We are not alone in our view that EDCs are one of the biggest public health threats of this century. The World Health Organization (WHO) and United Nations Environment Programme (UNEP) say EDCs are a global threat to health and the environment that needs to be resolved as soon as possible. An overview of the multiple scientific reports on the issue was sent along with the letter.

We believe that action on EDCs goes hand in hand in hand with the precautionary principle which in the response to our initial letter we were told: “We do not believe the balance of evidence currently supports the adoption of a precautionary principle at this time in the UK. (Letter from former CEO of Breakthrough Chris Askew February 2015)”

The UK is legally committed to the precautionary principle through its signature on a number of UN treaties including the United Nations Framework Convention on Climate Change and the Rio Declaration and subsequent Agenda 21. In choosing not to support the European-wide move for the adoption of ‘Precautionary Principle’ policies to protect humans, wildlife and the environment from the harmful effects of man-made toxics (CMRs and EDCs), we believe that Breakthrough is by-passing an opportunity, not only to broaden the scope of its prevention agenda, but also to make an immeasurably valuable contribution to preventive health in the UK. (April letter 2015)

From Pink to Prevention (FPTP) has been in correspondence with Breakthrough Breast Cancer since 2014 because of statements made and conclusions drawn in their booklet Breast cancer risk – the facts. The booklet was due for reprint last year so FPTP took the opportunity to write and ask about some of the assumptions.

Primarily the ‘fact’ that in the booklet risk of breast cancer from exposures via our environment or workplace fall into the same risk category as bumping your breast or wearing an underwire bra. FPTP were also quite shocked to discover that lifelong exposure to harmful chemicals in our environment and workplaces was dismissed as scientifically unproven or lacking in sufficient evidence to warrant it being considered a risk factor or unlikely to affect risk of breast cancer.

FPTP sent initial letter in December 2014 asking for the literature review that formed the basis for Breakthrough’s booklet. We received a reply from the then CEO Chris Askew in February along with the literature review for the booklet.
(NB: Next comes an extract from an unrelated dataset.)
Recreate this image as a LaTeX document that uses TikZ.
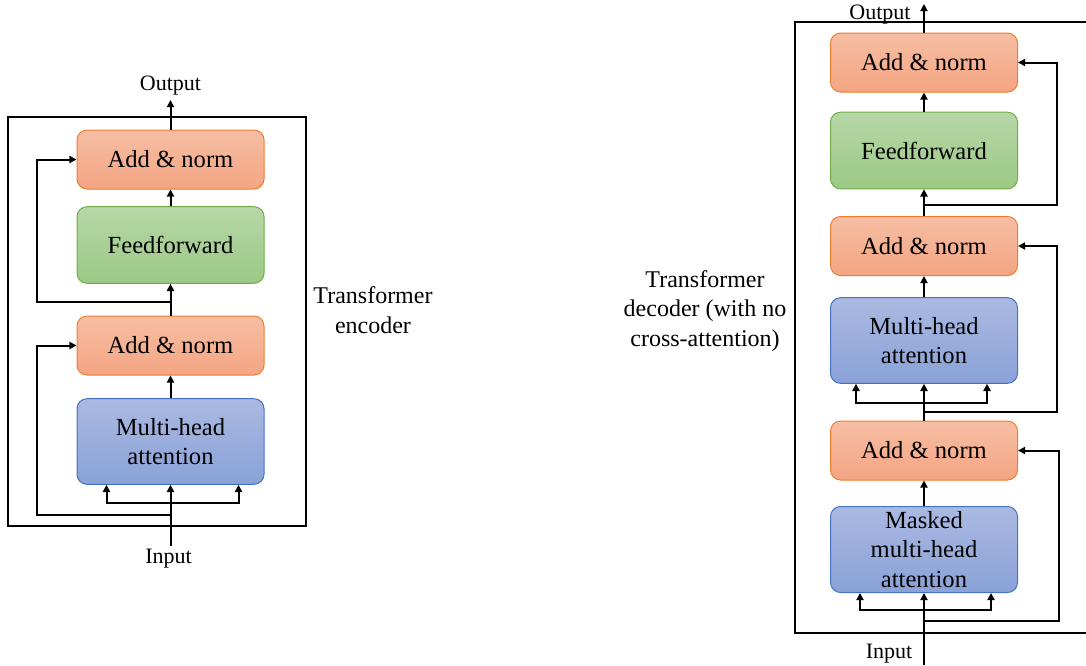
\documentclass[tikz,border=0pt]{standalone}
\usepackage{fontspec}
\setmainfont{Liberation Serif}
\usetikzlibrary{arrows.meta}
\definecolor{antop}{HTML}{F6BEA4}
\definecolor{anbot}{HTML}{F4A582}
\definecolor{anedge}{HTML}{ED7D31}
\definecolor{fftop}{HTML}{B6D7A8}
\definecolor{ffbot}{HTML}{9CC985}
\definecolor{ffedge}{HTML}{70AD47}
\definecolor{mhtop}{HTML}{AAB9E1}
\definecolor{mhbot}{HTML}{8AA2D8}
\definecolor{mhedge}{HTML}{4472C4}
\begin{document}
\begin{tikzpicture}[x=0.5pt,y=-0.5pt,
  blk/.style={rounded corners=5pt, line width=0.5pt, minimum width=93.5pt,
    align=center, inner sep=0pt, font=\fontsize{12.3}{14.8}\selectfont},
  anbox/.style={blk, draw=anedge, top color=antop, bottom color=anbot, minimum height=29.5pt},
  ffbox/.style={blk, draw=ffedge, top color=fftop, bottom color=ffbot, minimum height=38.3pt},
  mhbox/.style={blk, draw=mhedge, top color=mhtop, bottom color=mhbot, minimum height=42.8pt},
  io/.style={font=\fontsize{11}{13}\selectfont, inner sep=0pt},
  lbl/.style={font=\fontsize{12}{14.7}\selectfont, align=center, inner sep=0pt},
  ln/.style={line width=1pt},
  arr/.style={line width=1pt, -{Triangle[length=3.6pt,width=3.6pt]}},
  frame/.style={line width=1pt}]
\useasboundingbox (0,0) rectangle (1086,665);

% ---------------- Encoder ----------------
\draw[frame] (8,117) rectangle (306,526);
\node[anbox] (ean2) at (170.5,159.5) {Add \& norm};
\node[ffbox] (eff) at (170.5,245) {Feedforward};
\node[anbox] (ean1) at (170.5,345.5) {Add \& norm};
\node[mhbox] (emha) at (170.5,441.5) {Multi-head\\attention};
\node[io] (eout) at (170.5,86) {Output};
\node[io] (ein) at (168.5,559) {Input};
\coordinate (eouttip) at (170.5,100);
\coordinate (einbase) at (170.5,546);
\node[lbl] (elbl) at (373,310) {Transformer\\encoder};

\draw[arr] (einbase) -- (emha.south);
\draw[arr] (170.5,503) -| ([xshift=-32pt]emha.south);
\draw[arr] (170.5,503) -| ([xshift=34pt]emha.south);
\draw[arr] (170.5,515) -| (37,345.5) -- (ean1.west);
\draw[arr] (emha.north) -- (ean1.south);
\draw[arr] (ean1.north) -- (eff.south);
\draw[arr] (170.5,302) -| (37,159.5) -- (ean2.west);
\draw[arr] (eff.north) -- (ean2.south);
\draw[arr] (ean2.north) -- (eouttip);

% ---------------- Decoder ----------------
\draw[frame] (795,22) rectangle (1100,633);
\node[anbox] (dan3) at (924,62.5) {Add \& norm};
\node[ffbox] (dff) at (924,150.5) {Feedforward};
\node[anbox] (dan2) at (924,246) {Add \& norm};
\node[mhbox] (dmha) at (924,340.5) {Multi-head\\attention};
\node[anbox] (dan1) at (924,450.5) {Add \& norm};
\node[mhbox, minimum height=43pt] (dmmha) at (924,549.5) {Masked\\multi-head\\attention};
\node[io] (dout) at (880,15) {Output};
\node[io] (din) at (889,654) {Input};
\coordinate (douttip) at (924,4);
\coordinate (dinbase) at (924,665);
\node[lbl] (dlbl) at (705,311) {Transformer\\decoder (with no\\cross-attention)};

\draw[arr] (dinbase) -- (dmmha.south);
\draw[arr] (924,610) -| ([xshift=-32pt]dmmha.south);
\draw[arr] (924,610) -| ([xshift=33.5pt]dmmha.south);
\draw[arr] (924,621) -| (1059,450.5) -- (dan1.east);
\draw[arr] (dmmha.north) -- (dan1.south);
\draw[arr] (dan1.north) -- (dmha.south);
\draw[arr] (924,403) -| ([xshift=-34pt]dmha.south);
\draw[arr] (924,403) -| ([xshift=31.5pt]dmha.south);
\draw[arr] (924,412) -| (1057,246) -- (dan2.east);
\draw[arr] (dmha.north) -- (dan2.south);
\draw[arr] (dan2.north) -- (dff.south);
\draw[arr] (924,205) -| (1057,62.5) -- (dan3.east);
\draw[arr] (dff.north) -- (dan3.south);
\draw[arr] (dan3.north) -- (douttip);
\end{tikzpicture}
\end{document}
In the meantime Breakthrough and Breast Cancer Campaign amalgamated to form Breast Cancer Now and Baroness Delyth Morgan has returned to become CEO of the newly formed charity so we redirected our reply to Chris Askew’s letter to Baroness Morgan.

The subsequent open letter reflects international concern in relation to the lack of attention paid to environmental and occupational risk factors for breast cancer and primary prevention. We hope to see some progressive work from this newly formed charity and await a positive response to our letter.

Contact details: Helen Lynn (07960033687) Deborah Burton (07779 203455)

PDF of Press Release

Notes to editor:

  1. In campaigning to move the breast cancer agenda from Pink to Prevention the FPTP campaign team is pre-occupied with one BIG fundamental question. The correspondence with Breakthrough was initiated by FPTP because of the public information booklet, ‘Breast cancer risk – the facts’. This has become the first target for the BIG question that underpins the objectives of our campaign – to expose the barriers to preventive  measures for the major cancer affecting women worldwide.
  2. An endocrine disruptor is an exogenous chemical or mixture that interferes with any aspect of hormone action.